- Macklin Celebrini reportedly made Team Canada’s roster for 2026 Winter Olympics
- At 19, Celebrini becomes youngest player on Team Canada in NHL-eligible Olympics era
- Read below for full details on Celebrini’s historic Olympic selection
Macklin Celebrini is heading to the Olympics.
According to ESPN’s Emily Kaplan, Celebrini has made Team Canada’s roster for the 2026 Winter Olympics.
The official announcement drops Wednesday at 9 a.m. PT, but the 19-year-old sensation has earned his spot.
Celebrini becomes the youngest player to make Team Canada in any NHL-eligible Olympics. For comparison, Drew Doughty was 20 when he cracked the roster in Vancouver back in 2010.

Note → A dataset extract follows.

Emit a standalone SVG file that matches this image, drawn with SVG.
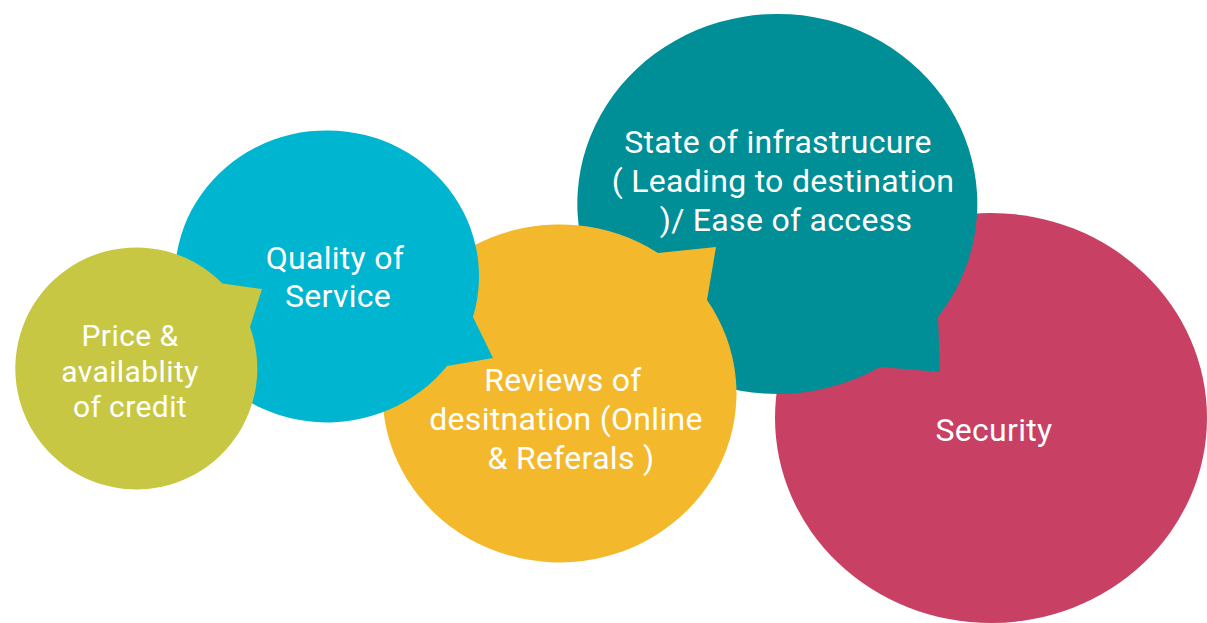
<svg xmlns="http://www.w3.org/2000/svg" width="1207" height="623" viewBox="0 0 1207 623">
  <style>
    .label { font-family: Roboto, "Liberation Sans", Arial, sans-serif; font-weight: 400; fill: #ffffff; text-anchor: middle; }
    .big { font-size: 32px; letter-spacing: 0.3px; }
    .small { font-size: 30px; letter-spacing: 0.4px; }
    .pink { fill: #C84165; }
    .teal { fill: #008E97; }
    .yellow { fill: #F4B82C; }
    .cyan { fill: #00B5D0; }
    .green { fill: #C8C744; }
  </style>
  <rect width="1207" height="623" fill="#ffffff"/>

  <!-- back to front: each speech bubble overlaps the one behind it -->
  <g id="security">
    <ellipse class="pink" cx="991" cy="418" rx="216" ry="205"/>
    <text class="label big" x="994" y="441">Security</text>
  </g>

  <g id="infrastructure">
    <path class="teal" d="M 880 367 L 940 372 L 938 317 L 948 303 A 200 190 0 1 0 880 367 Z"/>
    <text class="label big" x="778" y="153">State of infrastrucure</text>
    <text class="label big" x="783" y="192">( Leading to destination</text>
    <text class="label big" x="786" y="231">)/ Ease of access</text>
  </g>

  <g id="reviews">
    <path class="yellow" d="M 658 253 L 716 247 L 707 300 A 177 169 0 1 1 658 253 Z"/>
    <text class="label big" x="563" y="391">Reviews of</text>
    <text class="label big" x="566" y="430">desitnation (Online</text>
    <text class="label big" x="571" y="469">&amp; Referals )</text>
  </g>

  <g id="quality">
    <path class="cyan" d="M 473 317 L 493 358 L 447 366 A 152 146 0 1 1 473 317 Z"/>
    <text class="label big" x="335" y="269">Quality of</text>
    <text class="label big" x="338" y="307">Service</text>
  </g>

  <g id="credit">
    <path class="green" d="M 222.5 283.5 L 262 289 L 250 327 A 121 121 0 1 1 222.5 283.5 Z"/>
    <text class="label small" x="130" y="346">Price &amp;</text>
    <text class="label small" x="130" y="382">availablity</text>
    <text class="label small" x="130" y="417">of credit</text>
  </g>
</svg>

The toughness is there too. On Monday night against Anaheim, Celebrini took a puck to the face, got stitched up, and still finished the game with three points. That’s the kind of mentality Hockey Canada wants on the biggest stage.
His production? Historic. Celebrini has 60 points in 39 games, trailing only Connor McDavid and Nathan MacKinnon in the NHL scoring race. Only Sidney Crosby (35 games) and Wayne Gretzky (37 games) have ever hit 60 points faster.
No teenager has ever scored more points before New Year’s Day. Mack is on an eight-game point streak with 17 points in that span, and in December alone, he put up seven multipoint games.
“I feel like every game he gets to another level,” Sharks coach Ryan Warsofsky said. “What we do need to understand is that we are seeing something pretty special right before our eyes.”
His Sharks teammates saw this coming. After Monday’s performance against Anaheim, they made it clear they’d be shocked if he didn’t make the roster.
“He has to be on that team,” William Eklund said. “It’ll be weird otherwise.”
The big question heading into roster decisions was whether Canada would take both Celebrini and Connor Bedard. Celebrini won out. Bedard, who’s been dealing with a shoulder injury, was described by Kaplan as being “just on the outside throughout the process.”
Hall of Famer Chris Pronger explained why Celebrini deserved the nod.
“I think Celebrini has played his way on,” Pronger said. “Just with his usefulness and utility of playing wing, playing center, killing penalties. Just the way he plays the game, it lends itself to being able to move up and down the lineup.”
It’s not just the offense. Warsofsky praised Celebrini’s two-way game after Monday’s win, crediting him for a pivotal shot block late in the game that sealed the victory.
“That’s what he’s all about,” Warsofsky said. “The ultra-competitor, plays to both sides of the puck. Plays in all three zones.”
The context makes Celebrini’s season even more impressive. The Sharks sit at 19-17-3 with 41 points, right in the thick of the Pacific Division playoff race. Nobody expected San Jose to be in this position.
Celebrini is the reason why. He leads the team with 60 points while the next-closest player, Will Smith, has 29. That’s a 31-point gap. He’s been directly involved in half of San Jose’s goals this season.
Celebrini is on pace for 126 points, which would top Crosby’s 120 in his second NHL season. He leads the entire league with 10 games of three or more points.
Canada already announced six players earlier this year: Crosby, MacKinnon, McDavid, Cale Makar, Brayden Point and Sam Reinhart. Celebrini slides right into that elite company.
Team Canada will make the roster official Wednesday morning. The kid from Vancouver who went first overall in 2024 is about to represent his country on hockey’s biggest stage.